Perhaps Midwesterners were not meant to downhill ski. Consider what they've been given: flat terrain, subzero windchills and fickle helpings of a ski weekend's most crucial ingredient. During my first morning at Boyne Mountain Resort in northern Michigan, the server at the ski lodge restaurant pointed to the broad windows that led to the slopes I'd soon be whooshing down. "See those tables out there?" she said, pointing to some metal lawn furniture. "They had three feet of snow on them a couple weeks ago."
Alas, that was before the resort had opened for the winter. Now that the season had officially begun, there wasn't a flake on those tables. A most Midwestern thing had happened: Temperatures rose, the skies dropped rain and the snow vanished. The elements had conspired against Midwest downhill skiing. Again.
But skiing is fun, so we try here in the Midwest. Among the places that try hardest are the Boyne resorts. There are two Boynes: Boyne Mountain and Boyne Highlands, about 30 miles apart, just below Michigan's Upper Peninsula. They provide one of the Midwest's most comprehensive ski experiences, including the sorts of things you'd find at resorts out West: outdoor hot tubs and swimming pools rising with steam, ski-up bars and restaurants, facials and massage, plenty of rooms with wide views of the slopes and, no matter how much nature fights us, snow. Both Boynes spend ample time making it, spitting bright mists into the air from squat, hair dryer-looking machines as often as 24 hours a day.
And so it was that during a recent weekend, even as the terrain around both Boynes sat mostly brown and snow-free, the mountains (or, more accurately, hills) hosted a steady stream of skiers and snowboarders, me among them.
Boyne Mountain was opened in 1948 by Everett Kircher, a ski enthusiast who bought the resort's first 40 acres for $1. He opened with two runs, a small lodge and the region's first chairlift, which Kircher imported from Sun Valley, Idaho. In 1963, he turned what had been a private ski club into Boyne Highlands. The Kircher family still owns and operates both resorts, along with close to a dozen more both West and East, including Big Sky in Montana, Brighton in Utah and Sugarloaf in Maine.

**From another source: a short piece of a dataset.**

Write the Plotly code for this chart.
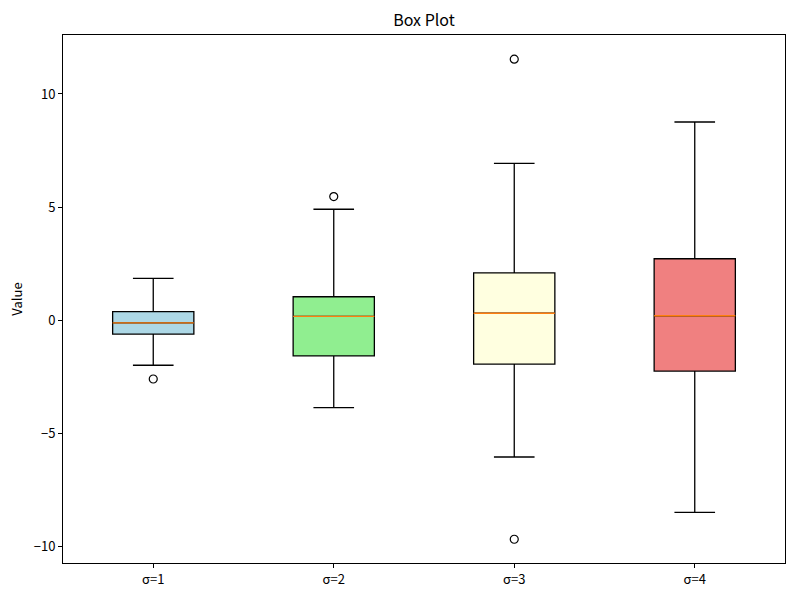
import plotly.graph_objects as go

labels = ["σ=1", "σ=2", "σ=3", "σ=4"]
q1 = [-0.62, -1.59, -1.95, -2.26]
median = [-0.13, 0.16, 0.30, 0.19]
q3 = [0.37, 1.03, 2.09, 2.71]
lower_whisker = [-2.00, -3.88, -6.06, -8.51]
upper_whisker = [1.84, 4.90, 6.93, 8.76]
outlier_group = [1, 2, 3, 3]
outlier_values = [-2.61, 5.46, 11.54, -9.70]
fill_colors = ["#ADD8E6", "#90EE90", "#FFFFE0", "#F08080"]

positions = list(range(1, len(labels) + 1))
box_width = 0.45
font_family = "Noto Sans CJK SC, DejaVu Sans, sans-serif"

fig = go.Figure()
for i, p in enumerate(positions):
    fig.add_trace(go.Box(
        x=[p], q1=[q1[i]], median=[median[i]], q3=[q3[i]],
        lowerfence=[lower_whisker[i]], upperfence=[upper_whisker[i]],
        width=box_width, whiskerwidth=0.5,
        fillcolor=fill_colors[i],
        line=dict(color="black", width=1.3),
        boxpoints=False, showlegend=False, hoverinfo="skip",
    ))

# median lines (orange)
mx, my = [], []
for i, p in enumerate(positions):
    mx += [p - box_width / 2, p + box_width / 2, None]
    my += [median[i], median[i], None]
fig.add_trace(go.Scatter(x=mx, y=my, mode="lines",
                         line=dict(color="#ff7f0e", width=1.3),
                         showlegend=False, hoverinfo="skip"))

# outliers
fig.add_trace(go.Scatter(
    x=[positions[g - 1] for g in outlier_group], y=outlier_values,
    mode="markers",
    marker=dict(symbol="circle-open", size=8, color="black", line=dict(width=1.2)),
    showlegend=False, hoverinfo="skip"))

axis_common = dict(showline=True, mirror=True, linecolor="black", linewidth=1,
                   ticks="outside", ticklen=4, tickcolor="black", showgrid=False,
                   zeroline=False, tickfont=dict(size=13, color="black", family=font_family))

fig.update_layout(
    width=800, height=600,
    margin=dict(l=63, r=15, t=35, b=37),
    plot_bgcolor="white", paper_bgcolor="white",
    font=dict(family=font_family, color="black"),
    title=dict(text="Box Plot", x=(63 + 785) / 2 / 800, xanchor="center",
               y=1 - 20 / 600, yanchor="middle", yref="container",
               font=dict(size=16, color="black", family=font_family)),
    xaxis=dict(range=[0.5, 4.5], tickvals=positions, ticktext=labels, **axis_common),
    yaxis=dict(range=[-10.75, 12.61], tickvals=[-10, -5, 0, 5, 10],
               title=dict(text="Value", font=dict(size=13, family=font_family), standoff=8),
               **axis_common),
)

fig.write_html("out.html")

The first thing to know about skiing at the Boynes, or most places in the Midwest, is that it is not skiing out West. It's not even skiing at the better resorts in the East. We just don't have the elevation. Out West, the runs can go on seemingly forever, or at least several miles. Here, they're lucky to reach a mile. But that's OK. It's still fun.
The Boynes don't offer a lot of ruggedness or adventure (unless of course you've never skied — in that case the adventure is ample). And the most daunting black-diamond runs here are about on par with challenging blue runs in the West. But ultimately there's no point in comparing. The greatest attraction of skiing in the Midwest is that it is skiing — in the Midwest. No airplane required.
Boyne Highlands
I began at the quieter of the two Boynes. Sitting just north of charming lakeside town (and onetime Ernest Hemingway haunt) Petoskey, Boyne Highlands is a decidedly low-key experience. That was especially the case on a Wednesday and Thursday early in the season. Aside from a group of Midwestern ski instructors working on their certification, the slopes were mostly quiet. Better still was the sun, which had decided to come out.